►

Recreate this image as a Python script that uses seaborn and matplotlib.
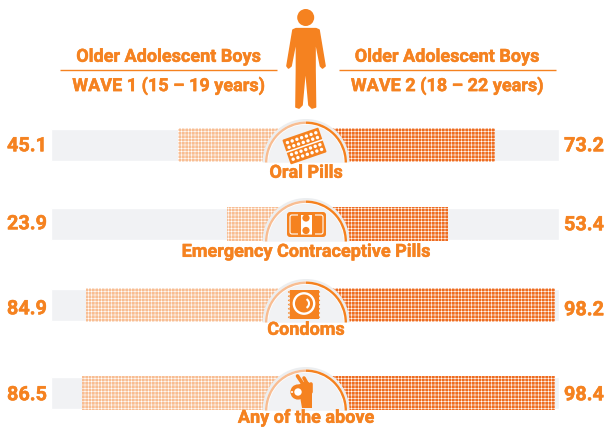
import numpy as np
import matplotlib
matplotlib.use("Agg")
import matplotlib.pyplot as plt
from matplotlib.patches import Circle, Wedge, Polygon, FancyBboxPatch, Rectangle, Arc
import matplotlib.patheffects as pe
import seaborn as sns

methods = ["Oral Pills", "Emergency Contraceptive Pills", "Condoms", "Any of the above"]
wave1 = [45.1, 23.9, 84.9, 86.5]
wave2 = [73.2, 53.4, 98.2, 98.4]
ORANGE = "#f58220"; LIGHT = "#f8bd92"; DARK = "#ee6c20"; GREY = "#f1f2f4"

sns.set_theme(style="white")
plt.rcParams["font.family"] = ["Roboto", "DejaVu Sans"]
plt.rcParams["hatch.linewidth"] = 0.4
W, H = 604, 430
fig = plt.figure(figsize=(W / 100, H / 100), dpi=100, facecolor="white")

rows = [(128, 162), (207, 241), (288, 322), (376, 410)]
label_y = [172, 251, 329, 417]
left_val_y = [145, 223, 308, 394]
right_val_y = [145, 224, 309, 394]
LEFT = (50.6, 282.6)
RIGHT = (320.0, 559.0)


def side_axes(span, top, bot):
    return fig.add_axes([span[0] / W, 1 - bot / H, (span[1] - span[0]) / W, (bot - top) / H])


def draw_bar(ax, name, val, color, invert):
    sns.barplot(x=[100], y=[name], color=GREY, width=0.94, saturation=1, ax=ax, zorder=1)
    sns.barplot(x=[val], y=[name], color=color, width=1.0, saturation=1, ax=ax, zorder=2)
    bar = ax.patches[-1]
    bar.set_hatch("+++++")
    bar.set_edgecolor("white")
    bar.set_linewidth(0)
    ax.set_xlim(100, 0) if invert else ax.set_xlim(0, 100)
    ax.axis("off")
    ax.patch.set_alpha(0)


for i, name in enumerate(methods):
    top, bot = rows[i]
    draw_bar(side_axes(LEFT, top, bot), name, wave1[i], LIGHT, True)
    draw_bar(side_axes(RIGHT, top, bot), name, wave2[i], DARK, False)

ov = fig.add_axes([0, 0, 1, 1], zorder=5)
ov.set_xlim(0, W); ov.set_ylim(H, 0); ov.axis("off"); ov.patch.set_alpha(0)


def T(x, y, s, size):
    ov.text(x, y + 0.8, s, fontsize=size, color=ORANGE, fontweight="bold", ha="center", va="center",
            path_effects=[pe.withStroke(linewidth=0.35, foreground=ORANGE)])


for cx, sub in [(168.5, "WAVE 1 (15 – 19 years)"), (447, "WAVE 2 (18 – 22 years)")]:
    T(cx, 56, "Older Adolescent Boys", 13)
    T(cx, 85, sub, 13)
    ov.plot([cx - 108.5, cx + 108.5], [69.5, 69.5], color=ORANGE, lw=1.0, solid_capstyle="butt")

# person
ov.add_patch(Circle((305.7, 17.5), 8.5, color=ORANGE, lw=0))
body = [(293, 30), (296, 28.7), (316, 28.7), (319, 30), (325, 66), (322.5, 68), (320.5, 66), (315, 38),
        (315, 70), (315.5, 107), (312, 108), (309, 105), (306, 72), (305, 72), (302, 105), (299, 108),
        (296, 107), (296.5, 70), (296.5, 38), (291, 66), (288.5, 68), (287, 66)]
ov.add_patch(Polygon(body, closed=True, facecolor=ORANGE, edgecolor=ORANGE, lw=1.2, joinstyle="round"))

for i in range(4):
    T(27, left_val_y[i], f"{wave1[i]:.1f}", 14.3)
    T(584, right_val_y[i], f"{wave2[i]:.1f}", 14.3)


def disc(cy):
    cx = 306; r = 41
    ov.add_patch(Wedge((cx, cy), r + 2.5, 180, 360, color="#eceef0", lw=0))
    ov.add_patch(Wedge((cx, cy), r, 180, 360, color="white", lw=0))
    ov.add_patch(Wedge((cx, cy), r, 270, 360, width=2.4, color=ORANGE, lw=0))
    ov.add_patch(Wedge((cx, cy), r, 180, 270, width=2.4, color=LIGHT, lw=0))
    ov.add_patch(Wedge((cx, cy), r - 3.2, 180, 360, color=GREY, lw=0))


def pills():
    c = np.array([304.5, 146.0]); a = np.deg2rad(-19)
    R = np.array([[np.cos(a), -np.sin(a)], [np.sin(a), np.cos(a)]])
    f = lambda u, v: tuple(c + R @ np.array([u, v]))
    ov.add_patch(Polygon([f(-18, -12), f(18, -12), f(18, 12), f(-18, 12)], closed=True,
                         facecolor=ORANGE, edgecolor=ORANGE, lw=1.5, joinstyle="round"))
    p, q = f(-19, 0), f(19, 0)
    ov.plot([p[0], q[0]], [p[1], q[1]], color="white", lw=1.1)
    for v in (-8.8, -3.8, 3.8, 8.8):
        for u in np.arange(-15, 15.1, 5):
            ov.add_patch(Circle(f(u, v), 1.7, color="white", lw=0))


def ec():
    ov.add_patch(FancyBboxPatch((288.5, 213.5), 36, 22, boxstyle="round,pad=1.5,rounding_size=3",
                                facecolor=ORANGE, edgecolor="none"))
    ov.add_patch(FancyBboxPatch((290, 215), 33, 19, boxstyle="round,pad=0,rounding_size=2",
                                facecolor="none", edgecolor="white", lw=0.8))
    ov.add_patch(Rectangle((297.5, 212), 3, 25, color=ORANGE, lw=0))
    ov.add_patch(Rectangle((311.5, 212), 3, 25, color=ORANGE, lw=0))
    ov.add_patch(Rectangle((300.5, 215), 11, 19, color="white", lw=0))
    ov.add_patch(Rectangle((300.5, 212), 11, 3, color=ORANGE, lw=0))
    ov.add_patch(Circle((306, 218), 3.6, color=ORANGE, lw=0))
    ov.add_patch(Circle((306, 230.5), 3.6, color=ORANGE, lw=0))


def condom():
    ov.add_patch(Rectangle((289.5, 290), 29, 28.5, color=ORANGE, lw=0))
    for y in np.arange(292, 318, 4.2):
        ov.add_patch(Polygon([(289.6, y - 1.6), (287.8, y), (289.6, y + 1.6)], color=ORANGE, lw=0))
        ov.add_patch(Polygon([(318.4, y - 1.6), (320.2, y), (318.4, y + 1.6)], color=ORANGE, lw=0))
    ov.add_patch(Circle((304, 303.5), 10.2, facecolor="none", edgecolor="white", lw=1.7))
    ov.add_patch(Arc((304, 303.5), 10, 10, theta1=-60, theta2=60, color="white", lw=1.5))


def hand():
    ov.add_patch(Polygon([(302, 408), (312, 408), (312, 384), (306, 381), (298, 385)], closed=True, color=ORANGE, lw=0))
    for (x0, y0), (x1, y1) in [((297.5, 376), (305, 387)), ((304, 378), (309, 387)), ((310.5, 384), (310.5, 392))]:
        ov.plot([x0, x1], [y0, y1], color=ORANGE, lw=2.6, solid_capstyle="round")
    ov.add_patch(Circle((298, 392), 7.6, color=ORANGE, lw=0))
    ov.add_patch(Circle((298, 392), 3.7, color="white", lw=0))
    ov.add_patch(Circle((292, 392), 1.0, color="white", lw=0))


for i, draw_icon in enumerate([pills, ec, condom, hand]):
    disc(rows[i][1] + 0.5)
    draw_icon()
    T(306, label_y[i], methods[i], 13)

fig.savefig("out.png", dpi=100)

◄

AIM: Write out again, exactly, the lines from the start of the listing up to the line containing "import seaborn as sns", with both ends and without pictures.

TASK OUTPUT:
Recreate this image as a Python script that uses seaborn and matplotlib.
import numpy as np
import matplotlib
matplotlib.use("Agg")
import matplotlib.pyplot as plt
from matplotlib.patches import Circle, Wedge, Polygon, FancyBboxPatch, Rectangle, Arc
import matplotlib.patheffects as pe
import seaborn as sns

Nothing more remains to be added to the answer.